My banker didn’t demand I “play the game” when I applied for a mortgage. He just needed evidence that I could afford the house I was buying, and that it was worth what I was paying.
Being autistic means I’ll never be able to “play the game”. It’s literally constructed so only the in-crowd can join. I can mask for a while. But it takes hundreds of meetings to raise a round. Most people in the meetings look the same, dress the same, went to the same schools, and ask the same questions, yet think they’re special geniuses. And most of them give the same answer (“no”). It becomes hard to hold a facade.
For better or worse, I’m not sure it matters now. My personal limitations are likely to prevent me from trying to raise money again. But I hit those walls in large part because of how harrowing fundraising is.
Will I do it again?
My experience at Clickety tells me I’m unlikely to run another venture backed startup.

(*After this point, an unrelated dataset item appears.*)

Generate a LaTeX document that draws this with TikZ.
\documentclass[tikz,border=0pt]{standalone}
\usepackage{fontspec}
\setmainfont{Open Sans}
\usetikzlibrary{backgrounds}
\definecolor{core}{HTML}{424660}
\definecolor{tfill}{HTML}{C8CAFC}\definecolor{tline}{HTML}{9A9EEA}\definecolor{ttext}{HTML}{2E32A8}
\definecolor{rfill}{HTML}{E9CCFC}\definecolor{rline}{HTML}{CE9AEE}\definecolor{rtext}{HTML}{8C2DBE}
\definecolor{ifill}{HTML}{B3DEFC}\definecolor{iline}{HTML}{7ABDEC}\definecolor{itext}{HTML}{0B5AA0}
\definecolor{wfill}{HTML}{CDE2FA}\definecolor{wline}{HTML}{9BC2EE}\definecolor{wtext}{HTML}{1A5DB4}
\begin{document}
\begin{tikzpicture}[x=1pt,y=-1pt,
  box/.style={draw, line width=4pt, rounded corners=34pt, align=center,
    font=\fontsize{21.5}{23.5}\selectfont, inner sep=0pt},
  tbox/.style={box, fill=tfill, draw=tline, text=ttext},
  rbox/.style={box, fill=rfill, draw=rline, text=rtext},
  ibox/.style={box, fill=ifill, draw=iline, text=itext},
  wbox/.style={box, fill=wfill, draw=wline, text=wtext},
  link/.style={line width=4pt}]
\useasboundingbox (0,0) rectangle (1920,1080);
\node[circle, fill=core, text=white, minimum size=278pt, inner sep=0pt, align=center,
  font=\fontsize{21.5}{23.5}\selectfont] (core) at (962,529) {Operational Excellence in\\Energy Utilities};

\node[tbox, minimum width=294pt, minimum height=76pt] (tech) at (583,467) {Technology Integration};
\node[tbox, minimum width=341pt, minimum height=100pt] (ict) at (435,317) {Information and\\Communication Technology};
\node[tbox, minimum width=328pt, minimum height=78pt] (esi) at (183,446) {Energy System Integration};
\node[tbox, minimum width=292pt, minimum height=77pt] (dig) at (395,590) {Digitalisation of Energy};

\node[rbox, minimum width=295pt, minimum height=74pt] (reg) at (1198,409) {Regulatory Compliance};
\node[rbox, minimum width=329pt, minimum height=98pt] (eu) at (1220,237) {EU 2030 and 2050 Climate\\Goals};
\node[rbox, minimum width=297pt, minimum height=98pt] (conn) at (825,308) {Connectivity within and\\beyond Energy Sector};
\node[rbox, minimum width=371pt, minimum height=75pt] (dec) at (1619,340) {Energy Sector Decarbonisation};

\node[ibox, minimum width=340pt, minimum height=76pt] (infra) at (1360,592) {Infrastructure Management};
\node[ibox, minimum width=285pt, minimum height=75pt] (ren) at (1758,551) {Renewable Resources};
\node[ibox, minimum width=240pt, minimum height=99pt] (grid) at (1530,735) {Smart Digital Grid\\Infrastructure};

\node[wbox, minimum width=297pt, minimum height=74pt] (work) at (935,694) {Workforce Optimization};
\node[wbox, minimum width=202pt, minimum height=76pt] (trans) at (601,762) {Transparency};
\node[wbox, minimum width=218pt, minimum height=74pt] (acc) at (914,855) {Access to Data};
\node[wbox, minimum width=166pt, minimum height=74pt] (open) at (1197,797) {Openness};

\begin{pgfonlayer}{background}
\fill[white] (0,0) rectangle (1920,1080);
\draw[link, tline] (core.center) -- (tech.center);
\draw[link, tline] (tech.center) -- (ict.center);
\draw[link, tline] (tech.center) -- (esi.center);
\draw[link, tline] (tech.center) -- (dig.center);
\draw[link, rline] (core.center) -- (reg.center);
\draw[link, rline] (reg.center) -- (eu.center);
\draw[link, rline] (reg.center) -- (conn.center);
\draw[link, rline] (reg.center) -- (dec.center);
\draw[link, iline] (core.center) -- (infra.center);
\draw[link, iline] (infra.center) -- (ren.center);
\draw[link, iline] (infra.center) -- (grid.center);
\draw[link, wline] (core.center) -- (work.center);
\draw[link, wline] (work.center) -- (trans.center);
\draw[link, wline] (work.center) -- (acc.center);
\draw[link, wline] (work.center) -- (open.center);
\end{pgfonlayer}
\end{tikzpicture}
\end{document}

It looks like I’m already a bit of a pariah, which might explain part of why it was so hard to raise. (Not that I don’t deserve some of that reputation.) It’s not about to become easier for me. The older I get, the less I can handle gatekeepers. And I was already crap at tolerating them when I was younger.
My health — both physical and mental — would need to significantly improve. Running a company is stressful enough. Raising money was too much.
I won’t rule it out. I know my future is going to look different from my past. I have a lot of healing to do.
But I still believe in the power of software to make people’s lives better. And venture capital is a fantastic source of acceleration. I hope to continue to work with founders, and intrinsically that means working with investors, too, sometimes.
I also love solving problems. I hope to help others do it. But I won’t rule out trying to solve some problems on my own.
And maybe one of those solutions will be so good they can’t ignore me.